▶ Exercise instructions:
From the listing below, copy word for word every line starting at the one that includes "Clone this diagram in TikZ." and ending at the one that includes "-- (1287, 6);"; the pictures are omitted.

::: Input data

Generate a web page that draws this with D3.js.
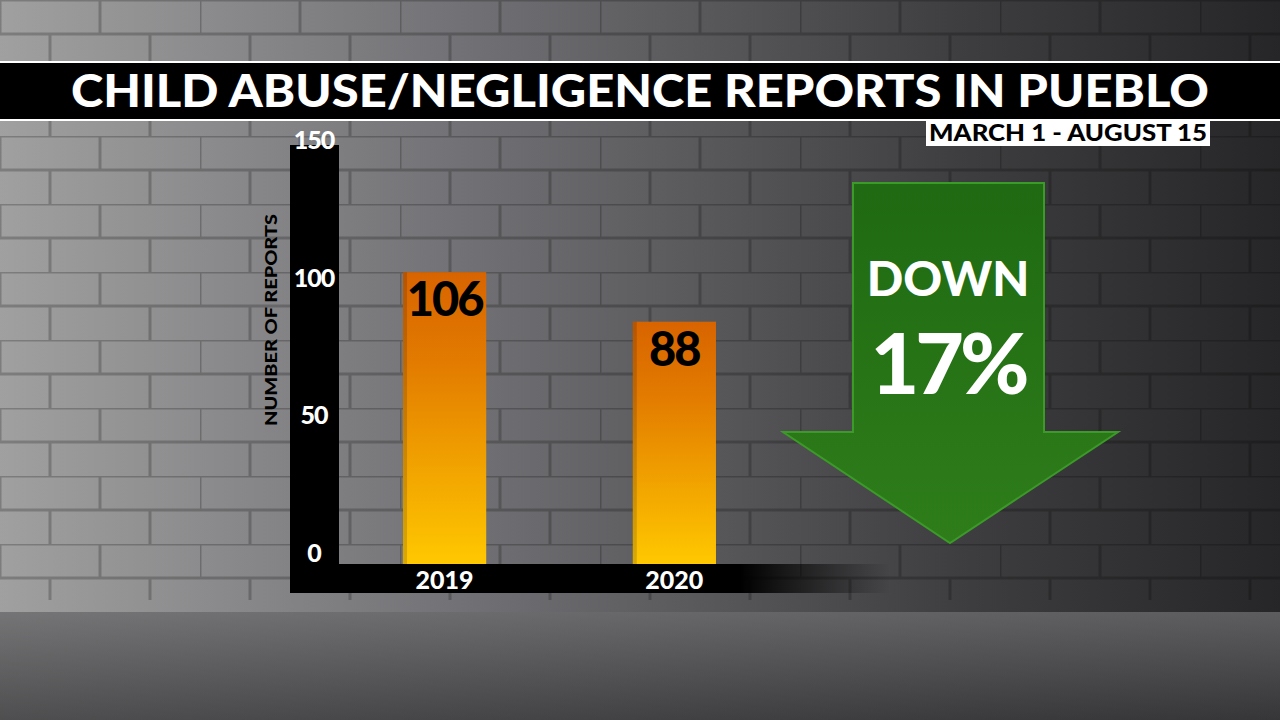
<!DOCTYPE html><html><head><meta charset="utf-8">
<script src="https://cdn.jsdelivr.net/npm/d3@7"></script>
<style>body{margin:0;background:#000}svg{display:block}</style></head><body>
<script>
const categories=["2019","2020"];
const values=[106,88];
const yTicks=[0,50,100,150];
const title="CHILD ABUSE/NEGLIGENCE REPORTS IN PUEBLO";
const subtitle="MARCH 1 - AUGUST 15";
const yLabel="NUMBER OF REPORTS";
const changeLines=["DOWN","17%"];

const W=1280,H=720,F="Lato, 'Open Sans', sans-serif";
const svg=d3.select("body").append("svg").attr("width",W).attr("height",H);
const defs=svg.append("defs");
const bg=defs.append("linearGradient").attr("id","bg");
bg.append("stop").attr("offset","0").attr("stop-color","#a0a0a0");
bg.append("stop").attr("offset","0.35").attr("stop-color","#737377");
bg.append("stop").attr("offset","0.75").attr("stop-color","#3e3e40");
bg.append("stop").attr("offset","1").attr("stop-color","#262628");
const pat=defs.append("pattern").attr("id","brick").attr("width",200).attr("height",68).attr("patternUnits","userSpaceOnUse");
pat.append("path").attr("d","M0 0H200M0 34H200M0 0V34M100 0V34M50 34V68M150 34V68").attr("stroke","rgba(0,0,0,0.22)").attr("stroke-width",3).attr("fill","none");
svg.append("rect").attr("width",W).attr("height",H).attr("fill","url(#bg)");
svg.append("rect").attr("width",W).attr("height",600).attr("fill","url(#brick)");
const fl=defs.append("linearGradient").attr("id","floor").attr("x1",0).attr("y1",0).attr("x2",0).attr("y2",1);
fl.append("stop").attr("offset","0").attr("stop-color","#6a6a6c");fl.append("stop").attr("offset","1").attr("stop-color","#3a3a3c");
svg.append("rect").attr("y",612).attr("width",W).attr("height",108).attr("fill","url(#floor)").attr("opacity",0.8);

// title band
svg.append("rect").attr("x",0).attr("y",61).attr("width",W).attr("height",60).attr("fill","#fff");
svg.append("rect").attr("x",0).attr("y",63).attr("width",W).attr("height",56).attr("fill","#000");
svg.append("text").attr("x",640).attr("y",107).attr("text-anchor","middle").attr("fill","#fff")
 .attr("font-family",F).attr("font-weight",900).attr("font-size",46).attr("textLength",1138).attr("lengthAdjust","spacingAndGlyphs").text(title);
svg.append("rect").attr("x",926).attr("y",121).attr("width",284).attr("height",25).attr("fill","#fff");
svg.append("text").attr("x",1068).attr("y",141).attr("text-anchor","middle").attr("fill","#000")
 .attr("font-family",F).attr("font-weight",900).attr("font-size",23).attr("textLength",278).attr("lengthAdjust","spacingAndGlyphs").text(subtitle);

// axes frame
const y=d3.scaleLinear().domain([0,150]).range([564,151]);
const x=d3.scaleBand().domain(categories).range([358,761]).paddingInner(0.638).paddingOuter(0.196);
const hg=defs.append("linearGradient").attr("id","hb");
hg.append("stop").attr("offset","0").attr("stop-color","#000");
hg.append("stop").attr("offset","0.75").attr("stop-color","#000");
hg.append("stop").attr("offset","1").attr("stop-color","#000").attr("stop-opacity",0);
svg.append("rect").attr("x",290).attr("y",564).attr("width",600).attr("height",29).attr("fill","url(#hb)");
svg.append("rect").attr("x",290).attr("y",145).attr("width",49).attr("height",448).attr("fill","#000");
svg.append("g").selectAll("text").data(yTicks).join("text").attr("x",314).attr("y",d=>y(d)-2)
 .attr("text-anchor","middle").attr("fill","#fff").attr("font-family",F).attr("font-weight",900).attr("font-size",25).attr("letter-spacing",-1).text(d=>d);
svg.append("text").attr("transform","translate(277,320) rotate(-90)").attr("text-anchor","middle").attr("fill","#000")
 .attr("font-family",F).attr("font-weight",900).attr("font-size",17).attr("textLength",212).attr("lengthAdjust","spacingAndGlyphs").text(yLabel);
svg.append("g").selectAll("text").data(categories).join("text").attr("x",d=>x(d)+x.bandwidth()/2).attr("y",589)
 .attr("text-anchor","middle").attr("fill","#fff").attr("font-family",F).attr("font-weight",900).attr("font-size",25).text(d=>d);

// bars
const bgd=defs.append("linearGradient").attr("id","bar").attr("x1",0).attr("y1",0).attr("x2",0).attr("y2",1);
bgd.append("stop").attr("offset","0").attr("stop-color","#d86400");
bgd.append("stop").attr("offset","0.3").attr("stop-color","#e27a00");
bgd.append("stop").attr("offset","1").attr("stop-color","#ffc800");
const bars=svg.append("g").selectAll("g").data(categories).join("g");
bars.append("rect").attr("x",d=>x(d)).attr("y",(d,i)=>y(values[i])).attr("width",x.bandwidth())
 .attr("height",(d,i)=>564-y(values[i])).attr("fill","url(#bar)");
bars.append("rect").attr("x",d=>x(d)).attr("y",(d,i)=>y(values[i])).attr("width",4)
 .attr("height",(d,i)=>564-y(values[i])).attr("fill","rgba(0,0,0,0.15)");
bars.append("text").attr("x",d=>x(d)+x.bandwidth()/2).attr("y",(d,i)=>y(values[i])+44)
 .attr("text-anchor","middle").attr("fill","#000").attr("font-family",F).attr("font-weight",900).attr("font-size",47).attr("letter-spacing",-2).text((d,i)=>values[i]);

// arrow
const ag=defs.append("linearGradient").attr("id","arr").attr("x1",0).attr("y1",0).attr("x2",0).attr("y2",1);
ag.append("stop").attr("offset","0").attr("stop-color","#1f6a12");
ag.append("stop").attr("offset","1").attr("stop-color","#2e7d1a");
svg.append("path").attr("d","M853 183H1044V432H1118L950 543L783 432H853Z").attr("fill","url(#arr)")
 .attr("stroke","#3c9a28").attr("stroke-width",2);
svg.append("text").attr("x",948).attr("y",296).attr("text-anchor","middle").attr("fill","#fff")
 .attr("font-family",F).attr("font-weight",900).attr("font-size",48).text(changeLines[0]);
svg.append("text").attr("x",948).attr("y",394).attr("text-anchor","middle").attr("fill","#fff")
 .attr("font-family",F).attr("font-weight",900).attr("font-size",84).attr("letter-spacing",-4).text(changeLines[1]);
</script></body></html>
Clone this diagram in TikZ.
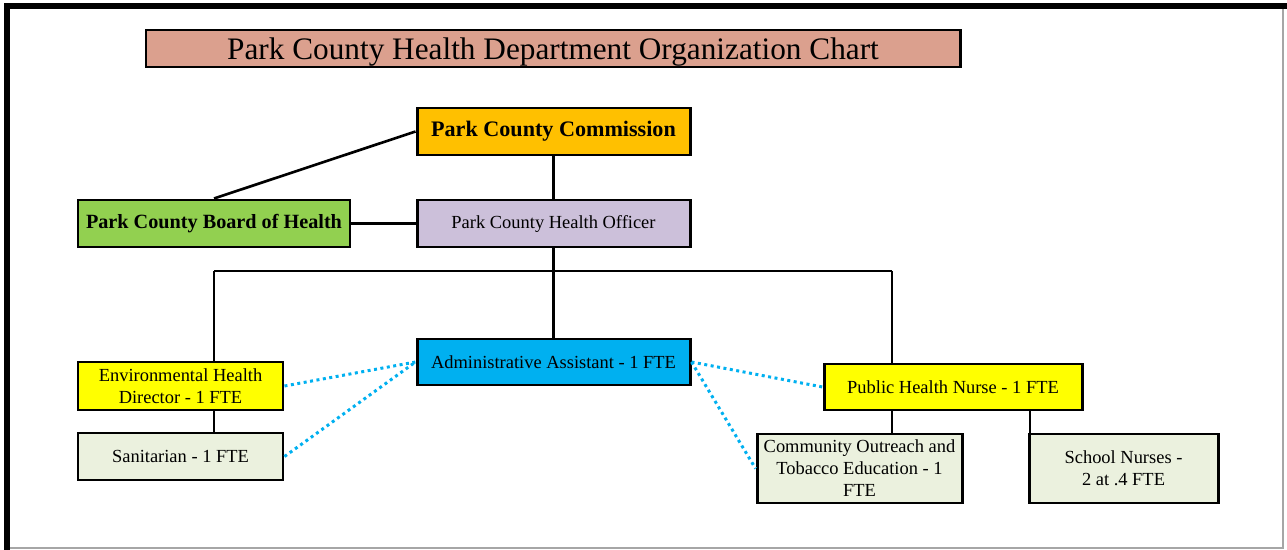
\documentclass[tikz,border=0pt]{standalone}
\usepackage{fontspec}
\setmainfont{Liberation Serif}
\definecolor{titlebg}{HTML}{DBA08E}
\definecolor{commbg}{HTML}{FFC000}
\definecolor{boardbg}{HTML}{92D050}
\definecolor{officerbg}{HTML}{CCC0DA}
\definecolor{adminbg}{HTML}{00B0F0}
\definecolor{staffbg}{HTML}{FFFF00}
\definecolor{unitbg}{HTML}{EBF1DE}
\definecolor{liaison}{HTML}{00B0F0}
\begin{document}
\begin{tikzpicture}[x=0.02cm, y=-0.02cm,
        orgbox/.style={draw, line width=1.7pt, inner sep=0pt, align=center,
            font=\fontsize{10.5}{12.5}\selectfont},
        boxsize/.style 2 args={minimum width=#1*0.02cm, minimum height=#2*0.02cm},
        link/.style={line width=1.5pt},
        dotlink/.style={liaison, line width=1.7pt, dotted}]
        \useasboundingbox (0, 0) rectangle (1287, 550);

        % frame
        \draw[gray!70, line width=0.8pt] (1283, 6) -- (1283, 548) -- (7, 548);
        \draw[line width=3pt] (7, 550) -- (7, 6) -- (1287, 6);

        \node[orgbox, boxsize={814}{37}, fill=titlebg, font=\fontsize{17.8}{20}\selectfont] (title) at (553, 48.5) {\raisebox{-6pt}[0pt][0pt]{Park County Health Department Organization Chart}};

        \node[orgbox, boxsize={273}{47}, fill=commbg, font=\fontsize{12.6}{15}\selectfont\bfseries] (comm) at (553.5, 131.5) {Park County Commission};
        \node[orgbox, boxsize={272}{47}, fill=boardbg, font=\fontsize{11.5}{15}\selectfont\bfseries] (board) at (214, 223.5) {Park County Board of Health};
        \node[orgbox, boxsize={273}{47}, fill=officerbg] (officer) at (553.5, 223.5) {Park County Health Officer};
        \node[orgbox, boxsize={273}{46}, fill=adminbg] (admin) at (553.5, 362) {Administrative Assistant - 1 FTE};

        \node[orgbox, boxsize={205}{48}, fill=staffbg] (envdir) at (180.5, 386) {Environmental Health\\Director - 1 FTE};
        \node[orgbox, boxsize={205}{47}, fill=unitbg] (sanit) at (180.5, 456.5) {Sanitarian - 1 FTE};
        \node[orgbox, boxsize={258}{46}, fill=staffbg] (nurse) at (953, 387) {Public Health Nurse - 1 FTE};
        \node[orgbox, boxsize={205}{69}, fill=unitbg] (outreach) at (859.5, 468.5) {Community Outreach and\\Tobacco Education - 1\\FTE};
        \node[orgbox, boxsize={189}{69}, fill=unitbg] (school) at (1123.5, 468.5) {School Nurses -\\2 at .4 FTE};

        \coordinate (barL) at (214, 271);
        \coordinate (barR) at (892, 271);
        \coordinate (barS) at (1030, 271);

        \draw[link] (comm.west) -- (board.north);
        \draw[link] (comm.south) -- (officer.north);
        \draw[link] (board.east) -- (officer.west);
        \draw[link] (officer.south) -- (admin.north);
        \draw[link] (barL) -- (barR);
        \draw[link] (barL) -- (barL |- envdir.north);
        \draw[link] (barR) -- (barR |- nurse.north);
        \draw[link] (barL |- envdir.south) -- (barL |- sanit.north);
        \draw[link] (barR |- nurse.south) -- (barR |- outreach.north);
        \draw[link] (barS |- nurse.south) -- (barS |- school.north);

        \draw[dotlink] (envdir.east) -- (admin.west);
        \draw[dotlink] (sanit.east) -- (admin.west);
        \draw[dotlink] (admin.east) -- (nurse.west);
        \draw[dotlink] (admin.east) -- (outreach.west);
    \end{tikzpicture}
\end{document}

::::::

▶ Response:
Clone this diagram in TikZ.
\documentclass[tikz,border=0pt]{standalone}
\usepackage{fontspec}
\setmainfont{Liberation Serif}
\definecolor{titlebg}{HTML}{DBA08E}
\definecolor{commbg}{HTML}{FFC000}
\definecolor{boardbg}{HTML}{92D050}
\definecolor{officerbg}{HTML}{CCC0DA}
\definecolor{adminbg}{HTML}{00B0F0}
\definecolor{staffbg}{HTML}{FFFF00}
\definecolor{unitbg}{HTML}{EBF1DE}
\definecolor{liaison}{HTML}{00B0F0}
\begin{document}
\begin{tikzpicture}[x=0.02cm, y=-0.02cm,
        orgbox/.style={draw, line width=1.7pt, inner sep=0pt, align=center,
            font=\fontsize{10.5}{12.5}\selectfont},
        boxsize/.style 2 args={minimum width=#1*0.02cm, minimum height=#2*0.02cm},
        link/.style={line width=1.5pt},
        dotlink/.style={liaison, line width=1.7pt, dotted}]
        \useasboundingbox (0, 0) rectangle (1287, 550);

        % frame
        \draw[gray!70, line width=0.8pt] (1283, 6) -- (1283, 548) -- (7, 548);
        \draw[line width=3pt] (7, 550) -- (7, 6) -- (1287, 6);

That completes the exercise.